Farmers in rural areas across the nation have joined in efforts to sustain the “Sunflower student movement” and lent material support to Sunday’s “black-clad army” rally through generous donations of vegetables, fruit and flower produce.
The contributions by farmers came into sharp public focus over the weekend, as volunteer workers in Greater Kaohsiung toiled to harvest this season’s crop of sunflowers in time to give to participants at Sunday’s rally in Taipei.
Meanwhile, a young farmer in Greater Tainan said his family was harassed by police after he donated a truckload of pineapples to the student movement.
Photo: Screen grab from Yang Yu-fan’s Facebook page
Sunflowers have been in high demand since they were chosen as the symbol of the student protest movement, which began with the occupation of the legislature on March 18, and shortages and spiking prices have been reported in some places.
Flower farmer Huang Meng-sheng (黃盟生) was applauded by students for his donation of flowers on Sunday. He is well-known for his successful cultivation of the “Rainbow Sunflower” species on his orchid farm in Chihshang District (旗山), Greater Kaohsiung.
Huang could not travel to Taipei on Sunday, so he opened up his farm earlier in the week by calling for volunteers to harvest his crop of 200,000 sunflowers.
Photo: Tseng Wei-chen, Taipei Times
“The volunteers came and helped to harvest the entire crop of 200,000 sunflowers. Then they transported the sunflowers by truck to Taipei. This crop is done and over with for now. It is fine with me, because I can plant seeds and grow more flowers, whereas it is not every day that we have a student movement like this one,” Huang said.
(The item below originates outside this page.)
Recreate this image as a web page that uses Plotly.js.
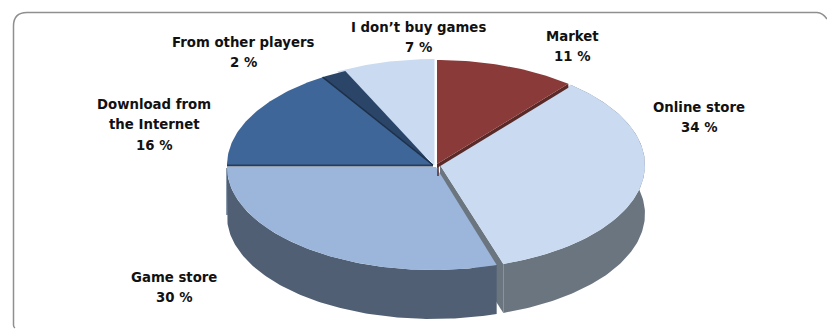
<!DOCTYPE html>
<html>
<head>
<meta charset="utf-8">
<script src="https://cdn.plot.ly/plotly-3.0.1.min.js"></script>
<style>html,body{margin:0;padding:0;background:#fff}#chart{width:827px;height:329px}</style>
</head>
<body>
<div id="chart"></div>
<script>
// Where respondents get their games, share in percent
const categories = ["Market", "Online store", "Game store", "Download from the Internet", "From other players", "I don\u2019t buy games"];
const percentages = [11, 34, 30, 16, 2, 7];
const labelLines = [["Market"], ["Online store"], ["Game store"], ["Download from", "the Internet"], ["From other players"], ["I don\u2019t buy games"]];
const labelCentreX = [572, 699, 174, 154, 243, 418];
const labelTopY = [36, 107, 277, 104, 42, 27];
const topColours = ["#8a3a38", "#c9daf1", "#9bb6da", "#3f6698", "#2a4568", "#c9daf1"];
const wallColours = { online: "#6b7580", game: "#505f73" };

// Slice geometry of the tilted disc, in plot pixels
const depth = 49;
const discs = [
  { cx: 437, cy: 164, a: 206, b: 104 },
  { cx: 440, cy: 165, a: 205, b: 104 },
  { cx: 433, cy: 167, a: 206, b: 103, apexX: 436 },
  { cx: 433, cy: 165, a: 206, b: 104 },
  { cx: 433, cy: 165, a: 206, b: 104 },
  { cx: 434.5, cy: 165, a: 206, b: 106 }
];

// Cumulative angle of each slice edge, clockwise from twelve o'clock
const total = percentages.reduce((s, v) => s + v, 0);
const edges = [0];
percentages.forEach(v => edges.push(edges[edges.length - 1] + v / total * 360));

function rim(d, t) {
  const r = t * Math.PI / 180;
  return [d.cx + d.a * Math.sin(r), d.cy - d.b * Math.cos(r)];
}
function rimArc(d, t0, t1) {
  const out = [];
  const n = Math.max(2, Math.ceil(Math.abs(t1 - t0)));
  for (let i = 0; i <= n; i++) out.push(rim(d, t0 + (t1 - t0) * i / n));
  return out;
}
function poly(points, colour, name) {
  return {
    type: "scatter", mode: "lines", fill: "toself", fillcolor: colour, name: name,
    x: points.map(p => p[0]).concat(points[0][0]),
    y: points.map(p => p[1]).concat(points[0][1]),
    line: { width: 0, color: colour }, hoverinfo: "skip", showlegend: false
  };
}
function stroke(points, colour, width) {
  return {
    type: "scatter", mode: "lines", x: points.map(p => p[0]), y: points.map(p => p[1]),
    line: { width: width, color: colour }, hoverinfo: "skip", showlegend: false
  };
}
const apex = i => [discs[i].apexX || discs[i].cx, discs[i].cy];
const shift = (p, dy) => [p[0], p[1] + dy];
// tuck lets a slice run slightly under its neighbour so no paper shows at the seam
function wedge(i, tuck) {
  return poly([apex(i)].concat(rimArc(discs[i], edges[i] - (tuck || 0), edges[i + 1])), topColours[i], categories[i]);
}
function wall(i, colour) {
  const arc = rimArc(discs[i], edges[i], edges[i + 1]);
  return poly(arc.concat(arc.slice().reverse().map(p => shift(p, depth))), colour, categories[i] + " side");
}

// Painter's order: cut face and walls first, then the slice tops
const onlineEnd = rim(discs[1], edges[2]);
const marketEnd = rim(discs[0], edges[1]);
const downloadStart = rim(discs[3], edges[3]);
const otherStart = rim(discs[4], edges[4]);

const traces = [
  poly([apex(1), onlineEnd, shift(onlineEnd, depth), shift(apex(1), depth)], wallColours.online, "Online store cut"),
  wall(1, wallColours.online),
  wall(2, wallColours.game),
  stroke([[downloadStart[0], 168], [downloadStart[0], 168 + depth - 2]], "#3e5675", 1.2),
  wedge(1),
  wedge(2),
  wedge(5, 3),
  wedge(3),
  stroke([[downloadStart[0], 165.5], [apex(3)[0], 165.5]], "#253c5c", 2),
  wedge(4),
  stroke([otherStart, apex(4)], "#1c2f48", 1.5),
  poly([apex(0), marketEnd, shift(marketEnd, 4), shift(apex(0), 4)], "#5a2a28", "Market cut"),
  stroke([[438, 164], [438, 176]], "#5a2a28", 1.5),
  wedge(0)
];

// One annotation per text line, with the value line below the name
const lineGap = 20.5;
const annotations = [];
categories.forEach((c, i) => {
  const lines = labelLines[i].concat(percentages[i] + " %");
  lines.forEach((t, j) => annotations.push({
    x: labelCentreX[i], y: labelTopY[i] + j * lineGap, text: t, showarrow: false,
    xanchor: "center", yanchor: "middle",
    font: { family: "DejaVu Sans", size: 13.3, color: "#111111", weight: 700 }
  }));
});

const layout = {
  width: 827, height: 329, margin: { l: 0, r: 0, t: 0, b: 0 },
  paper_bgcolor: "#ffffff", plot_bgcolor: "#ffffff", showlegend: false,
  xaxis: { range: [0, 827], visible: false, fixedrange: true },
  yaxis: { range: [329, 0], visible: false, fixedrange: true },
  annotations: annotations,
  shapes: [{
    type: "path", layer: "below",
    path: "M 15 328 Q 13.5 327 13.5 325 L 13.5 26 Q 13.5 12.5 27 12.5 L 817 12.5 Q 823 13 827 19",
    line: { color: "#8f8f8f", width: 1.5 }
  }]
};

Plotly.newPlot("chart", traces, layout, { displayModeBar: false, staticPlot: true });
</script>
</body>
</html>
He estimated the value of his flower donation at about NT$1 million (US$32,800), based on the price in Kaohsiung for 10 sunflowers of between NT$50 and NT$60.
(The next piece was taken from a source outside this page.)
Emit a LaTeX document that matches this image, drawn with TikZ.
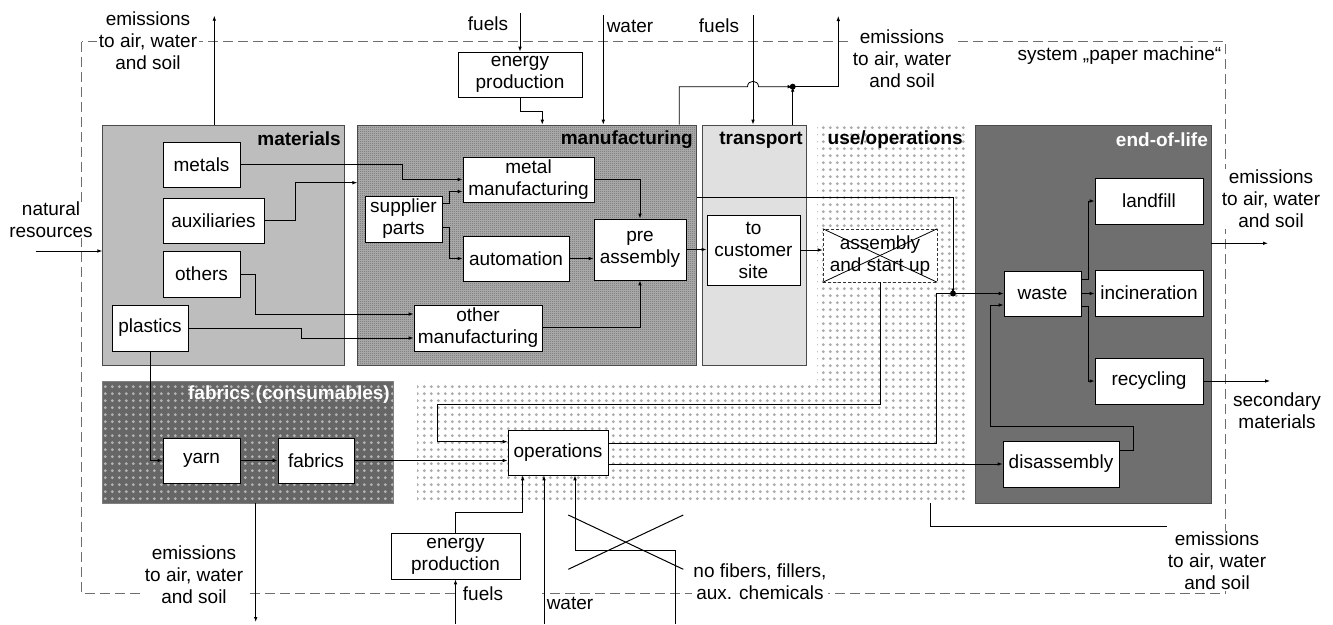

Meanwhile, Yang Yu-fan (楊宇帆), a fruit farmer in Greater Tainan, said: “It seems like we are back in the ‘White Terror’ era,” as his family was harassed by police after he posted photographs on Facebook of himself transporting a truckload of pineapples to Taipei in support of the rally on Sunday.
Yang said he drove all the way on Saturday, with the help of family members, to deliver the pineapples to Taipei in person.
On the way, Yang received a telephone call from his grandmother, who was at home, who told him a policeman arrived there and asked questions about Yang’s donation of pineapples.
“Why did the police come to investigate my donation of pineapples? This is the police’s way, abusing their authority to come down hard on members of the public. They want to pressure those people who support the students,” Yang wrote on Facebook to denounce the police action.
“The police did not have a search warrant and they did not produce any documents. They cannot just come into my home. I am very angry about this. It was a scare tactic by the police,” Yang said.
“We regular folks pay so much tax to the government, yet they order police to people’s homes to investigate a farmer for donating pineapples to students. This is a big waste of government resources and our taxpayers’ money,” Yang wrote.